This generalized, speaker-independent, voice-recognition technology is suited to other commercial applications. For example, in one embodiment of the present system, a user orders pay-per-view and/or multimedia-on-demand programming with spoken requests. In another embodiment, a user issues spoken requests to purchase merchandise (e.g., “I want that hat, but in red”) or order services (e.g., “I want a pizza”) that are optionally advertised on the customer's on-premises equipment. Such merchandise may include media products (e.g., “Buy the Season 7 Boxed Set of The West Wing”) deliverable physically or via network, for example, for local storage on a DVD or MP-3 Player. In still another embodiment, a user issues a spoken request to retrieve information, for example, of a personal productivity nature (e.g., “What is the phone number for John in Nina's class?”) or of commercial nature (e.g., “How late is the supermarket open tonight?”). In yet another embodiment, a user issues a spoken request concerning personal health, security, and/or public safety (e.g., “EMERGENCY!”).

With the addition of an appropriate interface, e.g., SS-7 or SIP, the CP equipment may also operate and control telephone-related hardware. For example, the CPE could display caller ID information concerning an incoming telephone call on a television screen and, in response to a spoken request to “Take a message,” “Send it to voicemail,” or “Pick it up,” store messages in CPE memory or allow the user to answer the telephone call using the speaker and microphone built into the CPE.
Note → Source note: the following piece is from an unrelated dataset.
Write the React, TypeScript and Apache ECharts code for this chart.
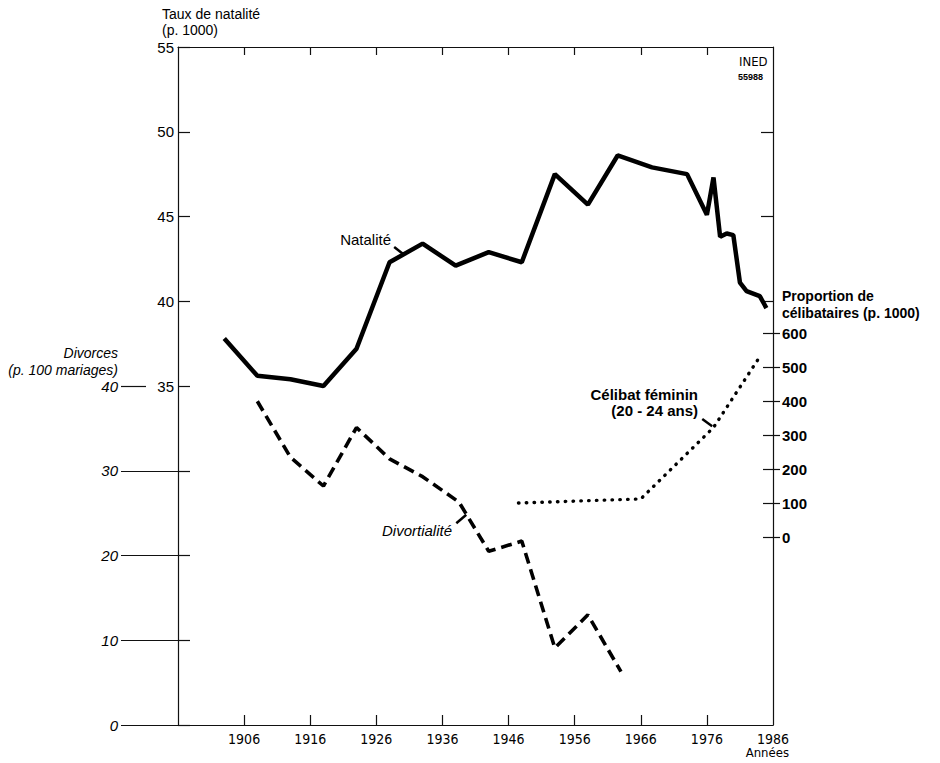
import React, { useEffect, useRef } from "react";
import * as echarts from "echarts";

// Natalité (p. 1000) — [année, taux]
const natYears = [1903, 1908, 1913, 1918, 1923, 1928, 1933, 1938, 1943, 1948, 1953, 1958, 1962.5, 1967.7, 1973, 1976, 1977, 1978, 1979, 1980, 1981, 1982, 1984, 1985];
const natValues = [37.8, 35.6, 35.4, 35.0, 37.2, 42.3, 43.4, 42.1, 42.9, 42.3, 47.5, 45.7, 48.6, 47.9, 47.5, 45.1, 47.3, 43.8, 44.0, 43.9, 41.1, 40.6, 40.3, 39.6];

// Divortialité (p. 100 mariages)
const divYears = [1908, 1913, 1918, 1923, 1928, 1933, 1938.5, 1943, 1948, 1953, 1958, 1963];
const divValues = [38.2, 31.6, 28.2, 35.1, 31.4, 29.3, 26.3, 20.5, 21.7, 9.1, 13.0, 6.3];

// Célibat féminin 20-24 ans (p. 1000)
const celYears = [1947.5, 1966, 1977, 1984];
const celValues = [100, 112, 322, 530];

const yearTicks = [1906, 1916, 1926, 1936, 1946, 1956, 1966, 1976];
const yearLabels = [1906, 1916, 1926, 1936, 1946, 1956, 1966, 1976, 1986];
const natLabels = [35, 40, 45, 50, 55];
const natTicksLeft = [15, 20, 25, 30, 35, 40, 45, 50, 55];
const natTicksRight = [40, 45, 50];
const divLabels = [0, 10, 20, 30, 40];
const divLongTicks = [0, 10, 20, 30];
const celTicks = [0, 100, 200, 300, 400, 500, 600];

// Leader marks for the curve labels (data coordinates)
const natPointer = [[1928.7, 43.2], [1930.0, 42.8]];
const divPointer = [[1938.1, 23.8], [1939.6, 24.8]];
const celPointer = [[1975.3, 347], [1976.8, 326]];

const FONT = "'Liberation Sans', Arial, Helvetica, sans-serif";
const NARROW = "'Liberation Sans Narrow', 'DejaVu Sans Condensed', 'Liberation Sans', sans-serif";

const pairs = (xs: number[], ys: number[]) => xs.map((x, i) => [x, ys[i]]);
const plain = (v: number) => String(v);

const pointerMark = (p: number[][]) => ({
  silent: true,
  symbol: ["none", "none"],
  label: { show: false },
  lineStyle: { color: "#000", width: 2.5, type: "solid" },
  data: [[{ coord: p[0] }, { coord: p[1] }]],
});

const t = (text: string, pos: any, size: number, extra: any = {}) => ({
  text,
  ...pos,
  padding: 0,
  textStyle: { fontSize: size, fontWeight: "normal", fontFamily: FONT, color: "#000", lineHeight: size + 2, ...extra },
});

export default function App() {
  const ref = useRef<HTMLDivElement>(null);
  useEffect(() => {
    if (!ref.current) return;
    const chart = echarts.init(ref.current, null, { renderer: "svg" });
    const ls = () => ({ color: "#111", width: 1.2 });
    chart.setOption({
      animation: false,
      textStyle: { fontFamily: FONT, color: "#000" },
      title: [
        t("Taux de natalité", { left: 162, top: 6 }, 14),
        t("(p. 1000)", { left: 162, top: 22 }, 14),
        t("Divorces", { right: 822, top: 345 }, 14, { fontStyle: "italic" }),
        t("(p. 100 mariages)", { right: 822, top: 362 }, 14, { fontStyle: "italic" }),
        t("Proportion de", { left: 782, top: 288 }, 14, { fontWeight: "bold" }),
        t("célibataires (p. 1000)", { left: 782, top: 305 }, 14, { fontWeight: "bold" }),
        t("Années", { right: 151, top: 745 }, 13, { fontFamily: NARROW }),
        t("INED", { left: 739, top: 54 }, 13, { fontFamily: NARROW }),
        t("55988", { left: 738, top: 71 }, 9, { fontWeight: "bold" }),
        t("Natalité", { right: 549, top: 231 }, 15),
        t("Divortialité", { right: 488, top: 522 }, 15, { fontStyle: "italic" }),
        t("Célibat féminin", { right: 242, top: 386 }, 15, { fontWeight: "bold" }),
        t("(20 - 24 ans)", { right: 242, top: 402 }, 15, { fontWeight: "bold" }),
      ],
      grid: [
        { left: 178, right: 167, top: 47, bottom: 38 },
        { left: 178, right: 167, top: 333, bottom: 226 },
      ],
      xAxis: [
        {
          gridIndex: 0, type: "value", position: "bottom", min: 1896, max: 1986,
          axisLine: { show: true, onZero: false, lineStyle: ls() },
          axisTick: { show: true, inside: true, length: 10, customValues: yearTicks, lineStyle: ls() },
          axisLabel: { customValues: yearLabels, formatter: plain, margin: 7, fontSize: 14, fontFamily: NARROW, color: "#000" },
          splitLine: { show: false },
        },
        {
          gridIndex: 0, type: "value", position: "top", min: 1896, max: 1986,
          axisLine: { show: true, onZero: false, lineStyle: ls() },
          axisTick: { show: true, inside: true, length: 8, customValues: yearTicks, lineStyle: ls() },
          axisLabel: { show: false },
          splitLine: { show: false },
        },
        { gridIndex: 1, type: "value", min: 1896, max: 1986, show: false },
      ],
      yAxis: [
        {
          gridIndex: 0, type: "value", position: "left", min: 15, max: 55,
          axisLine: { show: true, onZero: false, lineStyle: ls() },
          axisTick: { show: true, inside: true, length: 12, customValues: natTicksLeft, lineStyle: ls() },
          axisLabel: { customValues: natLabels, margin: 4, fontSize: 15, color: "#000" },
          splitLine: { show: false },
        },
        {
          gridIndex: 0, type: "value", position: "left", offset: 0, min: 0, max: 80,
          axisLine: { show: false },
          axisTick: { show: true, length: 57, customValues: divLongTicks, lineStyle: ls() },
          axisLabel: { customValues: divLabels, margin: 60, fontSize: 15, fontStyle: "italic", color: "#000" },
          splitLine: { show: false },
        },
        {
          gridIndex: 0, type: "value", position: "left", offset: 32, min: 0, max: 80,
          axisLine: { show: false },
          axisTick: { show: true, length: 25, customValues: [40], lineStyle: ls() },
          axisLabel: { show: false },
          splitLine: { show: false },
        },
        {
          gridIndex: 0, type: "value", position: "right", min: 15, max: 55,
          axisLine: { show: true, onZero: false, lineStyle: ls() },
          axisTick: { show: true, inside: true, length: 12, customValues: natTicksRight, lineStyle: ls() },
          axisLabel: { show: false },
          splitLine: { show: false },
        },
        {
          gridIndex: 1, type: "value", position: "right", offset: 7, min: 0, max: 600,
          axisLine: { show: false },
          axisTick: { show: true, inside: true, length: 17, customValues: celTicks, lineStyle: ls() },
          axisLabel: { customValues: celTicks, margin: 2, fontSize: 15, fontWeight: "bold", color: "#000" },
          splitLine: { show: false },
        },
      ],
      series: [
        {
          name: "Natalité", type: "line", xAxisIndex: 0, yAxisIndex: 0,
          data: pairs(natYears, natValues), symbol: "none",
          lineStyle: { color: "#000", width: 4.5 },
          markLine: pointerMark(natPointer),
        },
        {
          name: "Divortialité", type: "line", xAxisIndex: 0, yAxisIndex: 1,
          data: pairs(divYears, divValues), symbol: "none",
          lineStyle: { color: "#000", width: 3.6, type: [11, 6] },
          markLine: pointerMark(divPointer),
        },
        {
          name: "Célibat féminin", type: "line", xAxisIndex: 2, yAxisIndex: 4,
          data: pairs(celYears, celValues), symbol: "none",
          lineStyle: { color: "#000", width: 3.4, type: [0.5, 7.3], cap: "round" },
          markLine: pointerMark(celPointer),
        },
      ],
    });
    return () => chart.dispose();
  }, []);
  return (
    <div
      ref={ref}
      style={{ position: "fixed", left: 0, top: 0, width: 940, height: 763, background: "#fff" }}
    />
  );
}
In those embodiments where the CPE utilizes speaker-dependent or speaker-specific libraries to identify and/or classify the person speaking the received segments, the identity and/or classification of the speaker may be used to facilitate these commercial applications by, for example, retrieving or validating stored credit card or shipping address information. Other information descriptive of or otherwise associated with the speaker's identity, e.g., gender or age, may be used to facilitate market survey, polling, or voting applications. In other embodiments, biometric techniques are used to identify and/or classify the speaker.

The embodiments of the present invention also provide owners of entertainment trademarks with several mechanisms to more effectively realize value from the goodwill established for their brands using other media channels, advertising, and customer experiences. Requests for particular brand names are processed by the present invention in ways consistent with brand meaning. As discussed above, requests for an entertainment brand associated with a broadcast station may be fulfilled as a Channel Change of the tuner using the best available source delivery network. Requests for entertainment program titles may be fulfilled as either a Channel Change, in the case of a current broadcast title, as either a Future Channel Change or a Future Record Video in the case of later scheduled broadcast titles, as a Playout Stored Demand Media in the case of the referent being a title available on a network based multimedia on demand service, as a Download & Store Media in the case of the referent being a title available for download or otherwise available for storage on the customer premise, for example but not limited, by printing the title on a recordable digital video disc (DVD-R), or as a Cinema Information directive in the case of the referent being a movie title scheduled for showing at a local movie theater. Such fulfillment can be performed in the foreground, thus readily apparent to the requester, or performed as a background task. Requests for entertainment brand-related or performer-related news may be fulfilled as database or Internet web site access directives. Similarly robust responses result from request names referring to musical groups, performances, songs, etc. Similarly robust responses also result from requests for sports teams or team nicknames, contests, schedules, statistics, etc. Using the present invention, parent organizations, such as Viacom, can package dissimilar products and brands together under one or more request names and respond with packages of entertainment titles loaded into a shortlist facility for viewing as a group. These tie-ins, advertisements, and other examples of marketing are facilitated by the present invention.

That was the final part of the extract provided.